In absolute numbers, a c8g.2xlarge instance (one Graviton 4 vCPU) processes a 1920×1080 thirds-family downscale ladder (down:1.5x,3x,6x) in 393 µs, a complete 4K thirds ladder (down:1.5x,3x,6x,12x) in 1.77 ms, and a combined 1080p downscale + 2× upscale in 454 µs. At 60 fps each of those consumes less than 11% of a single core's frame budget - meaning a single Graviton 4 core can run the 1080p ladder for ~42 live streams in parallel, or the full 4K ladder for ~9 streams, with headroom left over.

We don't have a single smoking-gun explanation for why Graviton's relative advantage is so much larger than other aarch64 parts. The likely contributors are that libswscale's ARM64 bilinear path is less aggressively hand-tuned than its x86 AVX2 path, the Neoverse V2 cores in Graviton 4 have generous SIMD throughput that funnelcake's vld2q / vst3q / vrhaddq_u8 inner loops fully exploit, and libswscale's more cache-unfriendly memory access pattern interacts badly with the platform's memory subsystem. Whatever the exact cause, Graviton 4 is by a clear margin the deployment target where using funnelcake instead of libswscale produces the largest absolute savings per core for real-time multi-resolution video pipelines.

RISC-V (RVV 1.0)

Tested on a SpacemiT K1 (uarch ky,x60, sold as the Ky X1 in the Orange Pi RV2): full RVV 1.0, VLEN=256, DLEN=128. Kernels are vector-length-agnostic, so the same binary should run on any V-capable RVV chip; tuning choices (LMUL=1 with manual unrolling) target the X60 specifically.

Workload funnelcake vs libswscale
1920×1080 down:1.5x,3x,6x 3.9 ms 55.7× / 37.7× cascade
3840×2160 down:1.5x,3x,6x,12x 41.2 ms 26.7× / 14.4× cascade
1920×1080 up:2x 3.3 ms 128.0×
1920×1080 down:2x up:2x 8.0 ms 63.4×
1920×1080 down:1.5x,3x up:2x 9.2 ms 63.9×
1920×1080 I010 down:1.5x,3x,6x 22.2 ms (no HDR comparison)
1920×1080 I010 up:2x 9.8 ms (no HDR comparison)

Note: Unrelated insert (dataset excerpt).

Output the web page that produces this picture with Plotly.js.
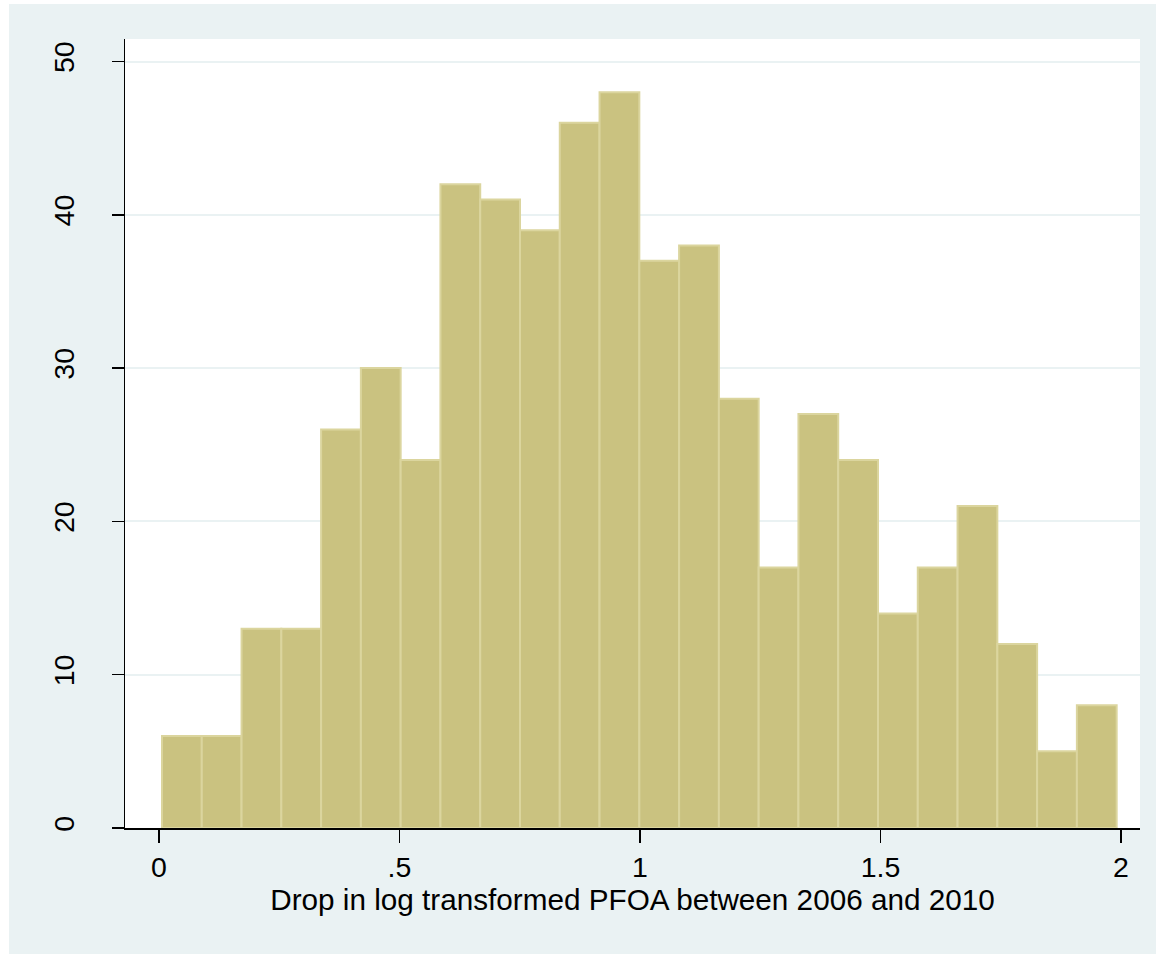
<!DOCTYPE html>
<html>
<head>
<meta charset="utf-8">
<script src="https://cdn.plot.ly/plotly-3.0.1.min.js"></script>
<style>
  html, body { margin: 0; padding: 0; background: #ffffff; width: 1156px; height: 954px; overflow: hidden; }
  #chart { position: absolute; left: 9px; top: 4px; width: 1147px; height: 950px; }
</style>
</head>
<body>
<div id="chart"></div>
<script>
// Histogram counts (24 bins)
const counts = [6, 6, 13, 13, 26, 30, 24, 42, 41, 39, 46, 48, 37, 38, 28, 17, 27, 24, 14, 17, 21, 12, 5, 8];
const binStart = 0.0062;
const binWidth = 0.0827;
const xTickVals = [0, 0.5, 1, 1.5, 2];
const xTickText = ["0", ".5", "1", "1.5", "2"];
const yTickVals = [0, 10, 20, 30, 40, 50];
const yTickText = ["0", "10", "20", "30", "40", "50"];
const xTitle = "Drop in log transformed PFOA between 2006 and 2010";

const centers = counts.map((c, i) => binStart + (i + 0.5) * binWidth);

const trace = {
  type: "bar",
  x: centers,
  y: counts,
  width: counts.map(() => binWidth),
  marker: { color: "#CAC280", line: { color: "#DBD59E", width: 2 } },
  hoverinfo: "x+y"
};

const font = { family: "Liberation Sans, Arial, sans-serif", color: "#000000" };

const layout = {
  width: 1147,
  height: 950,
  paper_bgcolor: "#EAF2F3",
  plot_bgcolor: "#FFFFFF",
  margin: { l: 116, r: 16, t: 35, b: 126, pad: 0 },
  showlegend: false,
  bargap: 0,
  font: font,
  xaxis: {
    range: [-0.0707, 2.0395],
    tickvals: xTickVals,
    ticktext: xTickText,
    ticks: "outside",
    ticklen: 13,
    tickwidth: 1.5,
    tickcolor: "#000000",
    tickfont: { family: font.family, size: 28.5, color: "#000000" },
    showgrid: false,
    zeroline: false,
    showline: true,
    linecolor: "#000000",
    linewidth: 1.5,
    automargin: false,
    title: { text: xTitle, font: { family: font.family, size: 29.7, color: "#000000" }, standoff: 6 }
  },
  yaxis: {
    range: [0, 51.47],
    tickvals: yTickVals,
    ticktext: yTickText,
    ticks: "outside",
    ticklen: 12,
    tickwidth: 1.5,
    tickcolor: "#000000",
    tickangle: -90,
    ticklabelstandoff: 26,
    tickfont: { family: font.family, size: 28.5, color: "#000000" },
    showgrid: true,
    gridcolor: "#EAF2F3",
    gridwidth: 2,
    zeroline: false,
    showline: true,
    linecolor: "#000000",
    linewidth: 1.5,
    automargin: false
  }
};

Plotly.newPlot("chart", [trace], layout, { displayModeBar: false, staticPlot: true });
</script>
</body>
</html>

HDR speedups land roughly half the SDR ratio because 10-bit u16 elements halve the per-vector throughput on the X60's 256-bit V unit.

GCC 14 is strongly recommended on RISC-V. It ships the v1.0 RVV intrinsic spec including vlseg2/vsseg2/vlseg3/vsseg3 segment loads and stores, which the kernels use for every horizontal halve, 3:1 box average, 1.5x bilinear, and 2x upsample path. GCC 13 only ships v0.11 intrinsics and doesn't expose the segment ops, so the build falls back to multiple strided loads/stores per chunk - on the X60 that typically costs 2–4× per workload vs the GCC 14 build. The Makefile detects the older spec at compile time and prints a #pragma message recommending the upgrade; the build still works either way. All numbers in the table above are GCC 14.

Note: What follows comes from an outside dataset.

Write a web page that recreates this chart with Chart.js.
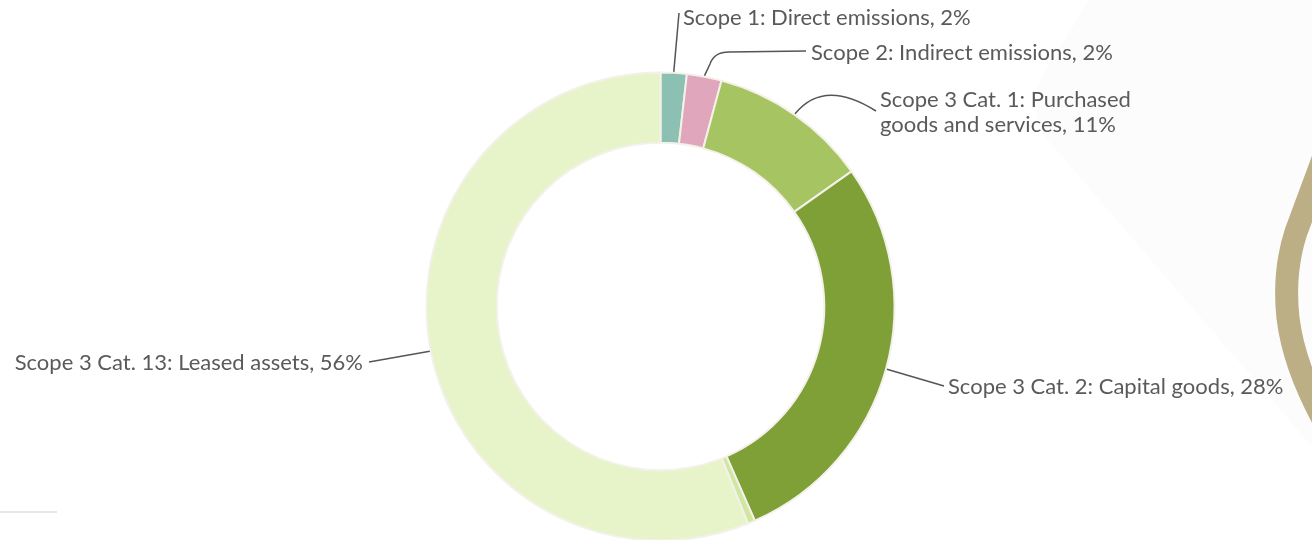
<!DOCTYPE html>
<html>
<head>
<meta charset="utf-8">
<script src="https://cdn.jsdelivr.net/npm/chart.js@4/dist/chart.umd.min.js"></script>
<style>
  html, body { margin: 0; padding: 0; background: #ffffff; }
  #wrap { position: relative; width: 1312px; height: 540px; overflow: hidden; }
  #deco { position: absolute; left: 0; top: 0; }
  #c { position: absolute; left: 0; top: 0; }
</style>
</head>
<body>
<div id="wrap">
  <svg id="deco" width="1312" height="540" viewBox="0 0 1312 540">
    <path d="M 1095 -10 L 1045 72 Q 1025 100 1045 137 L 1320 456 L 1330 456 L 1330 -10 Z" fill="#fcfcfc"/>
    <path d="M 1332 135 L 1296 232 Q 1283 272 1288 318 Q 1294 368 1328 428" fill="none" stroke="#bcae85" stroke-width="23"/>
    <line x1="0" y1="512" x2="57" y2="512" stroke="#e6e6e6" stroke-width="2"/>
  </svg>
  <canvas id="c" width="1312" height="540"></canvas>
</div>
<script>
const categories = [
  "Scope 1: Direct emissions",
  "Scope 2: Indirect emissions",
  "Scope 3 Cat. 1: Purchased goods and services",
  "Scope 3 Cat. 2: Capital goods",
  "Other",
  "Scope 3 Cat. 13: Leased assets"
];
const values = [1.8, 2.4, 11.0, 28.2, 0.5, 56.1];
const colors = ["#8bc0b3", "#e0a6bc", "#a7c462", "#7f9f37", "#cfe79f", "#e7f4c9"];

// label layout: text lines, text position, leader path (anchor comes from the arc element)
const labelLayout = [
  { lines: ["Scope 1: Direct emissions, {p}"], x: 683, y: 25, align: "left",
    path: [["L", 679, 13]] },
  { lines: ["Scope 2: Indirect emissions, {p}"], x: 811, y: 60, align: "left",
    path: [["L", 710, 64], ["Q", 714, 52, 729, 52], ["L", 806, 51]] },
  { lines: ["Scope 3 Cat. 1: Purchased", "goods and services, {p}"], x: 880, y: 107, align: "left", lh: 25,
    path: [["Q", 824, 78, 876, 111]] },
  { lines: ["Scope 3 Cat. 2: Capital goods, {p}"], x: 948, y: 394, align: "left",
    path: [["L", 944, 386]] },
  null,
  { lines: ["Scope 3 Cat. 13: Leased assets, {p}"], x: 363, y: 370, align: "right",
    path: [["L", 369, 362]] }
];

const total = values.reduce((a, b) => a + b, 0);

const labelPlugin = {
  id: "leaderLabels",
  afterDatasetsDraw(chart) {
    const ctx = chart.ctx;
    const meta = chart.getDatasetMeta(0);
    ctx.save();
    meta.data.forEach((arc, i) => {
      const lay = labelLayout[i];
      if (!lay) return;
      const p = arc.getProps(["x", "y", "startAngle", "endAngle", "outerRadius"], true);
      const mid = (p.startAngle + p.endAngle) / 2;
      const r = p.outerRadius + 1;
      const ax = p.x + Math.cos(mid) * r;
      const ay = p.y + Math.sin(mid) * r;
      ctx.beginPath();
      ctx.moveTo(ax, ay);
      lay.path.forEach(s => {
        if (s[0] === "L") ctx.lineTo(s[1], s[2]);
        else if (s[0] === "Q") ctx.quadraticCurveTo(s[1], s[2], s[3], s[4]);
      });
      ctx.strokeStyle = "#555555";
      ctx.lineWidth = 1.5;
      ctx.stroke();
      const pct = Math.round(values[i] / total * 100) + "%";
      ctx.fillStyle = "#5a5a5a";
      ctx.font = "22px Lato";
      ctx.textAlign = lay.align;
      ctx.textBaseline = "alphabetic";
      lay.lines.forEach((t, k) => {
        ctx.fillText(t.replace("{p}", pct), lay.x, lay.y + k * (lay.lh || 25));
      });
    });
    ctx.restore();
  }
};

new Chart(document.getElementById("c"), {
  type: "doughnut",
  data: {
    labels: categories,
    datasets: [{
      data: values,
      backgroundColor: colors,
      borderColor: "#f3f1e9",
      borderWidth: 2
    }]
  },
  options: {
    responsive: false,
    animation: false,
    radius: 234,
    cutout: "70%",
    layout: { padding: { left: 9, top: 73, right: 0, bottom: 0 } },
    plugins: { legend: { display: false }, tooltip: { enabled: false } }
  },
  plugins: [labelPlugin]
});
</script>
</body>
</html>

Detection requires the V extension and a non-emulated misaligned-vector load path (queried via riscv_hwprobe); chips that report SLOW or EMULATED for RISCV_HWPROBE_KEY_MISALIGNED_VECTOR_PERF, or that advertise only the embedded Zve* subset, fall back to the scalar kernel.

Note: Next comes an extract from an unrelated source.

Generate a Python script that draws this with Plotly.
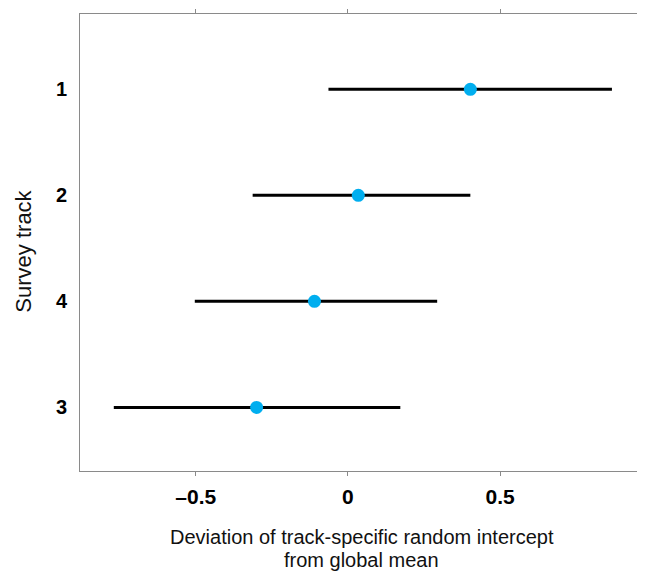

LTO (make LTO=1) is auto-disabled on riscv64: GCC 13's LTO link can't resolve the RVV target builtins, and GCC 14's LTO partition pass hits an internal compiler error in riscv_vector::expand_builtin. The build emits a $(warning ...) notice and continues with -O3 only. Drop the guard once a fixed compiler ships.

A note on the memory wall

Several of the workloads in these tables have been profiled down to effectively one load + one pair-average + one store per output byte, and at that point the kernel is doing the minimum useful work per byte and no amount of further SIMD cleverness will make them faster on current CPU/memory architectures. On systems profiled while developing funnelcake, the following configurations were observed to hit the single-core memory bandwidth ceiling - funnelcake already runs at that ceiling, so any further speedup in these specific cases would require wider memory buses or multi-channel striping, not a better kernel:

  • Straight 2× upscale at 1080p on DDR5 systems: on a Zen 5 system this workload is ~15 MB of source read + output write, and funnelcake completes it in roughly the time it takes the memory controller to physically move that amount of data (~82 GB/s effective, which matches the single-core sustained DDR5 bandwidth of that platform).
  • Shallow pow2 downscales at 4K on Apple Silicon: the 2×/4× levels of a 4K→1080p→540p ladder are dominated by memory traffic from the source and into the first output level; on M3 Ultra these run close to the ~60 GB/s single-core ceiling of the unified memory system.
  • Small-source workloads on CPUs with very fast memory subsystems: e.g. 640×360 down:2x on Apple Silicon completes in ~22 µs - an absolute time where libswscale is also memory-bound, so the relative speedup in the table (2.6×) understates how much work funnelcake is doing and really just reflects that both libraries are waiting on the same DRAM.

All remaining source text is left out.